Philippe Labro est écrivain, cinéaste et journaliste. Chaque vendredi, pour Direct Matin, il commente ce qu'il a vu, vécu et observé pendant la semaine. Un bloc-notes subjectif et libre.
MERCREDI 16 DÉCEMBRE
Sur RTL, ce matin, Pascal Praud a la bonne idée de dire : «Star Wars ? Je ne comprends rien. Je ne sais pas qui sont ces gens qui se battent à coups de néon de salle de bains. Je ne sais pas qui est la princesse Leia et Monsieur Kenobi !» Et ainsi de suite… Mon excellent confrère est-il le seul de toute la sphère médiatique à ainsi s’exprimer ? Peut-être. Car on a le droit, ce matin, à la grande révélation, dès 10 heures, dans les salles de cinéma archipleines, de ce que contient ce film, intitulé Le réveil de la force. Le labeur effectué par la société Disney (qui possède désormais la franchise Star Wars) est l’une des plus gigantesques opérations de «teasing» (to tease, ça veut dire exciter, chatouiller, développer la stratégie du désir) et de marketing de l’histoire du cinéma. On dirait qu’une partie de la planète ne s’intéresse qu’à cela : ça a coûté combien ? Ça va rapporter combien ? En produits dérivés, jouets, masques, sabres, mais aussi confiseries, pharmacie (même les dentifrices se «starwarisent»), on attend deux à cinq milliards de dollars de recettes. Essayons d’aller au-delà de ces chiffres mirifiques.

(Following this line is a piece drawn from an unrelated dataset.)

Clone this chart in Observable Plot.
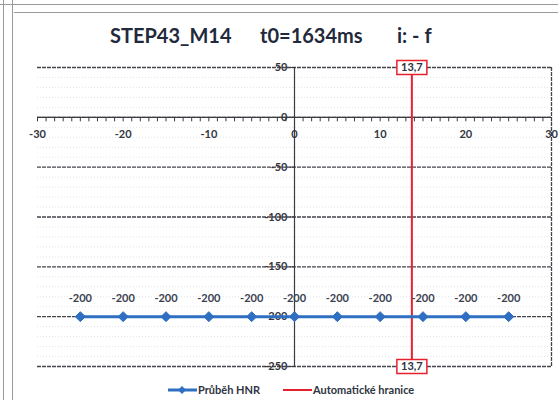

En effet, lorsqu’un film, censé s’adresser à des gamins, mais qui a capté, capturé, captivé, dès son premier épisode, il y a trente-huit ans, de jeunes adultes, puis des adultes tout court, et qui, aujourd’hui, voit ces gamins de 1977, devenus eux-mêmes des adultes, se ruer vers les salles de cinéma, lorsque, donc, un film possède cette capacité de devenir une sorte de sous-culture, qui pénètre tous les publics, c’est qu’il contient de quoi faire rêver, à la façon des odyssées qui remontent à l’Antiquité. Star Wars crée des mythes, ou plutôt les renouvelle – avec celui d’Œdipe, par exemple. Star Wars permet à des sociologues et «philosophes» d’ausculter les leçons de morale du film, ses allusions à l’actualité, aux jeux de pouvoir, aux guerres justes ou injustes, aux valeurs, à la mort et à l’amour. Il faut, peut-être, alors, cher Pascal Praud, accepter ce phénomène et tenter de le comprendre, ne serait-ce que parce que Le réveil de la force, à la fin d’une année à l’actualité sanglante, c’est la «force du réveil», celui de l’imaginaire, la bienvenue distraction.

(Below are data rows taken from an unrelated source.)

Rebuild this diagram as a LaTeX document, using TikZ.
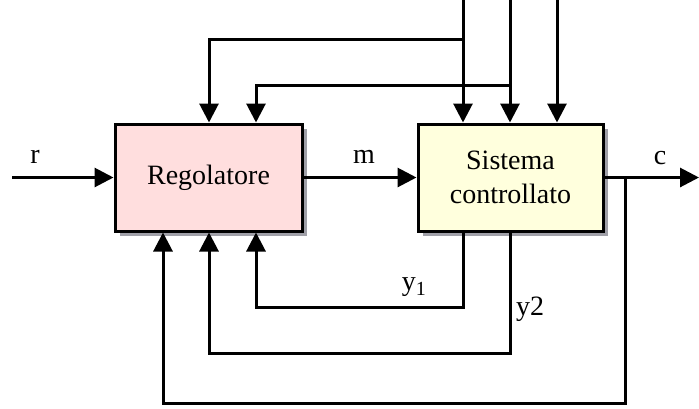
\documentclass[tikz,border=0pt]{standalone}
\usepackage{fontspec}
\setmainfont{Liberation Serif}
\usetikzlibrary{arrows.meta,shadows}
\definecolor{regfill}{RGB}{255,222,222}
\definecolor{sisfill}{RGB}{255,255,221}
\definecolor{shadowgray}{RGB}{160,160,168}
\begin{document}
\begin{tikzpicture}[x=1pt,y=-1pt,
  block/.style={draw=black,line width=3pt,rectangle,minimum width=185pt,minimum height=107pt,
    inner sep=0pt,align=center,font=\fontsize{28}{34}\selectfont,
    drop shadow={shadow xshift=5pt,shadow yshift=-5pt,fill=shadowgray,opacity=1}},
  wire/.style={line width=3pt},
  arr/.style={wire,-{Triangle[length=19pt,width=19pt]}},
  lbl/.style={font=\fontsize{28}{32}\selectfont,inner sep=0pt}]
\useasboundingbox (0,0) rectangle (699,408);
\node[block,fill=regfill,minimum width=187pt] (reg) at (208.5,177.5) {Regolatore};
\node[block,fill=sisfill] (sis) at (510.5,177.5) {Sistema\\controllato};
% input r
\coordinate (rin) at (12,177.5);
\draw[arr] (rin) -- (reg.west);
\node[lbl] (rl) at (35,157) {r};
% m
\draw[arr] (reg.east) -- (sis.west);
\node[lbl] (ml) at (364,157) {m};
% output c
\coordinate (cout) at (699,177.5);
\coordinate (cj) at (625,177.5);
\draw[arr] (sis.east) -- (cout);
\node[lbl] (cl) at (660,158) {c};
% top disturbance inputs
\coordinate (t1) at (463,0);
\coordinate (t2) at (510,0);
\coordinate (t3) at (557,0);
\draw[arr] (t1) -- (t1 |- sis.north);
\draw[arr] (t2) -- (t2 |- sis.north);
\draw[arr] (t3) -- (t3 |- sis.north);
% feedforward branches
\coordinate (j1) at (463,39);
\coordinate (j2) at (510,85);
\coordinate (a1) at (209,39);
\coordinate (a2) at (256,85);
\draw[arr] (j1) -- (a1) -- (a1 |- reg.north);
\draw[arr] (j2) -- (a2) -- (a2 |- reg.north);
% feedback y1
\coordinate (y1a) at (463,307);
\coordinate (y1b) at (256,307);
\draw[arr] (y1a |- sis.south) -- (y1a) -- (y1b) -- (y1b |- reg.south);
\node[lbl] (y1l) at (414,287) {y\textsubscript{\fontsize{20}{22}\selectfont 1}};
% feedback y2
\coordinate (y2a) at (510,353);
\coordinate (y2b) at (209,353);
\draw[arr] (y2a |- sis.south) -- (y2a) -- (y2b) -- (y2b |- reg.south);
\node[lbl] (y2l) at (530,309) {y2};
% feedback c
\coordinate (ca) at (625,403);
\coordinate (cb) at (163,403);
\draw[arr] (cj) -- (ca) -- (cb) -- (cb |- reg.south);
\end{tikzpicture}
\end{document}
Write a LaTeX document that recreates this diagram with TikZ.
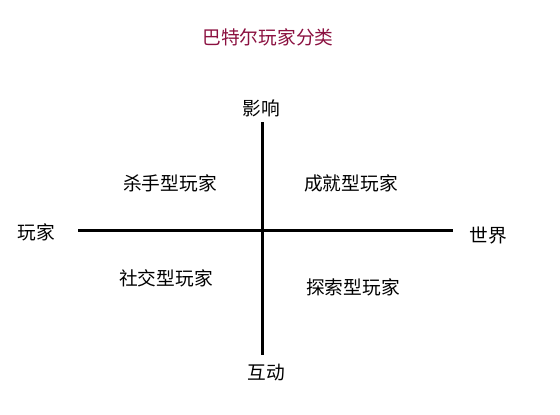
\documentclass[tikz,border=0pt]{standalone}
\usepackage{fontspec}
\setmainfont{Noto Sans CJK SC}
\definecolor{titlered}{HTML}{8B1040}
\begin{document}
\begin{tikzpicture}[x=1pt,y=-1pt,
  lbl/.style={inner sep=0pt,font=\fontsize{18.7pt}{20pt}\selectfont},
  axis/.style={line width=3pt,black}]
\useasboundingbox[fill=white] (0,0) rectangle (560,415);
\node[lbl,text=titlered] (title) at (268,37) {巴特尔玩家分类};
\coordinate (top) at (262,122);
\coordinate (bot) at (262,355);
\coordinate (left) at (78,230);
\coordinate (right) at (453,230);
\draw[axis] (top) -- (bot);
\draw[axis] (left) -- (right);
\node[lbl] (up) at (261.5,108) {影响};
\node[lbl] (down) at (266,373) {互动};
\node[lbl] (wl) at (36,232) {玩家};
\node[lbl] (wr) at (488,235) {世界};
\node[lbl] (q1) at (170,183) {杀手型玩家};
\node[lbl] (q2) at (351,183) {成就型玩家};
\node[lbl] (q3) at (166,278) {社交型玩家};
\node[lbl] (q4) at (353,287) {探索型玩家};
\end{tikzpicture}
\end{document}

JEUDI 17 ET VENDREDI 18 DÉCEMBRE
Eh oui !, la fin de 2015 approche. Comment caractériser cette horrible année qui, particulièrement en France, aura été celle du chagrin et de la colère, entre la tuerie à Charlie Hebdo le 7 janvier, l’Hyper Casher de la Porte de Vincennes le 9, et les 130 victimes du massacre dans les 10e et 11e arrondissements le 13 novembre ? Faudrait-il aussi parler des migrants, des élections régionales en France, de l’effarant Monsieur Trump, de Poutine, d’Abou Bakr al-Baghdadi, chef des barbares de Daesh et d’Angela Merkel, à qui le magazine Time accorde le titre de «personne de l’année» ? Le célèbre magazine justifie ce choix précisément à cause du choix de la chancelière allemande d’accueillir un million de réfugiés. Cette position lui fait perdre vingt points dans les sondages, mais elle a persisté en disant : «Wir schaffen das» («On peut le faire»). Et Time conclut : «Pour demander à son pays plus que la plupart des politiciens oseraient le faire, pour avoir incarné la morale qui est en voie d’extinction dans le monde, Angela Merkel est la personne de l’année.»
En couverture, son portrait, peint par l’artiste Colin Davidson, fait ressortir «dignité, compassion, humanité». Deux yeux bleus qui regardent le monde et s’interrogent : laquelle des deux Forces, celle du Bien ou celle du Mal, l’emportera en 2016 ? Je vous souhaite de bonnes fêtes.